Connection-specific DNS Suffix . : ltt.ly
Description . . . . . . . . . . . : EchoLife WiMAX USB Modem Device
Physical Address. . . . . . . . . : 00-1E-10-F8-2B-D9
Dhcp Enabled. . . . . . . . . . . : Yes
Autoconfiguration Enabled . . . . : Yes
IP Address. . . . . . . . . . . . : 10.5.56.125
Subnet Mask . . . . . . . . . . . : 255.255.0.0
Default Gateway . . . . . . . . . : 10.5.0.1
DHCP Server . . . . . . . . . . . : 10.1.2.20
DNS Servers . . . . . . . . . . . : 62.240.32.5
62.68.42.2
Lease Obtained. . . . . . . . . . : Sunday, January 03, 2010 12:43:51 AM

Lease Expires . . . . . . . . . . : Monday, January 04, 2010 12:43:51 AM

I am new here and I hope im not asking too much
thank you very much :smile:


----------



## johnwill (Sep 26, 2002)

I can't imagine what you're connected to with that configuration, but it's sure not a standard router!

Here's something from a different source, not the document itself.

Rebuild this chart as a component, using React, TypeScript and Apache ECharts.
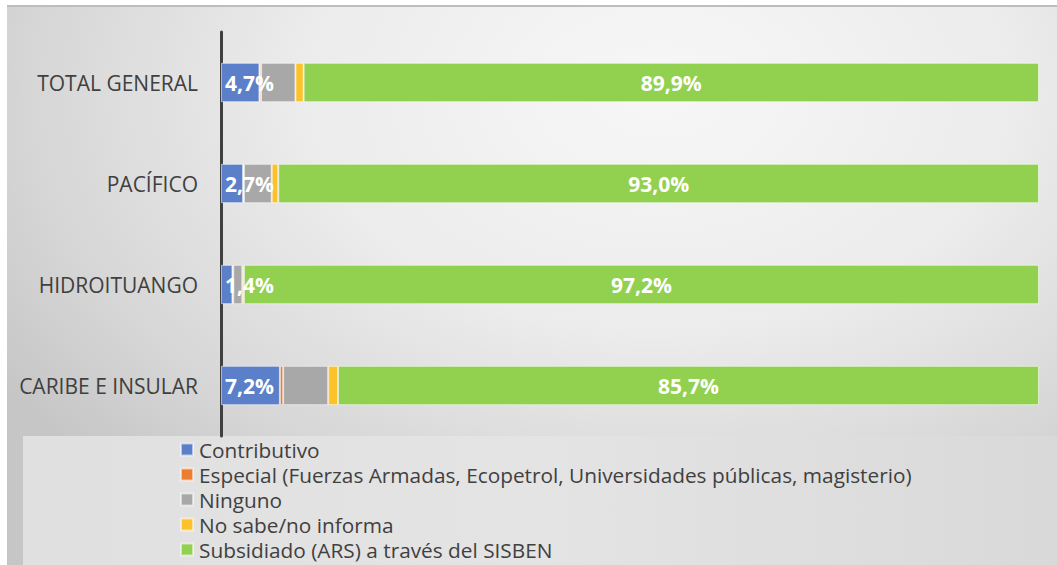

That claims to be a WiMAX connection, but I don't see any evidence you're connected to a local router.


----------



## gluttony78 (Jan 2, 2010)

the internet connection is good enough and as I said my friend has the same set up and he has no problems he can access his router at 192.168.1.1
I dont know that much about computers so im asking for help here


----------



## sandman55 (May 28, 2005)

You could recheck your Default Gateway by Start run cmd then in the window that opens type ipconfig


----------



## gluttony78 (Jan 2, 2010)

this is what i got:
Microsoft Windows XP [Version 5.1.2600]
(C) Copyright 1985-2001 Microsoft Corp.

C:\Documents and Settings\Ecs>ipconfig

Windows IP Configuration


Ethernet adapter Local Area Connection:

Connection-specific DNS Suffix . :
IP Address. . . . . . . . . . . . : 192.168.0.1
Subnet Mask . . . . . . . . . . . : 255.255.255.0
Default Gateway . . . . . . . . . :

Ethernet adapter Local Area Connection 4:

Connection-specific DNS Suffix . : ltt.ly
IP Address. . . . . . . . . . . . : 10.5.56.125
Subnet Mask . . . . . . . . . . . : 255.255.0.0
Default Gateway . . . . . . . . . : 10.5.0.1



nothing in Default Gateway


----------



## johnwill (Sep 26, 2002)

Let's get all of the picture, please do an IPCONFIG /ALL and post it.


----------



## gluttony78 (Jan 2, 2010)

the first post is an IPCONFIG /ALL but ok here it is again:


C:\Documents and Settings\Ecs>ipconfig /all

Windows IP Configuration

Host Name . . . . . . . . . . . . : ecs86
Primary Dns Suffix . . . . . . . :
Node Type . . . . . . . . . . . . : Unknown
IP Routing Enabled. . . . . . . . : Yes
WINS Proxy Enabled. . . . . . . . : No
DNS Suffix Search List. . . . . . : ltt.ly

Ethernet adapter Local Area Connection:

Media State . . . . . . . . . . . : Media disconnected
Description . . . . . . . . . . . : Realtek RTL8168/8111 PCI-E Gigabit E
thernet NIC
Physical Address. . . . . . . . . : 00-1D-7D-9A-53-9B

Ethernet adapter Local Area Connection 4:

Connection-specific DNS Suffix . : ltt.ly
Description . . . . . . . . . . . : EchoLife WiMAX USB Modem Device
Physical Address. . . . . . . . . : 00-1E-10-F8-2B-D9
 Dhcp Enabled. . . . . . . . . . . : Yes
Autoconfiguration Enabled . . . . : Yes
IP Address. . . . . . . . . . . . : 10.5.56.125
Subnet Mask . . . . . . . . . . . : 255.255.0.0
Default Gateway . . . . . . . . . : 10.5.0.1
DHCP Server . . . . . . . . . . . : 10.1.2.20
DNS Servers . . . . . . . . . . . : 62.240.32.5
62.68.42.2
Lease Obtained. . . . . . . . . . : Sunday, January 03, 2010 6:36:01 PM
Lease Expires . . . . . . . . . . : Monday, January 04, 2010 6:36:01 PM

C:\Documents and Settings\Ecs>


----------



## johnwill (Sep 26, 2002)

Looks like a direct connection to WiMAX, which is NOT your router. There's no evidence of a router of any kind in your connection.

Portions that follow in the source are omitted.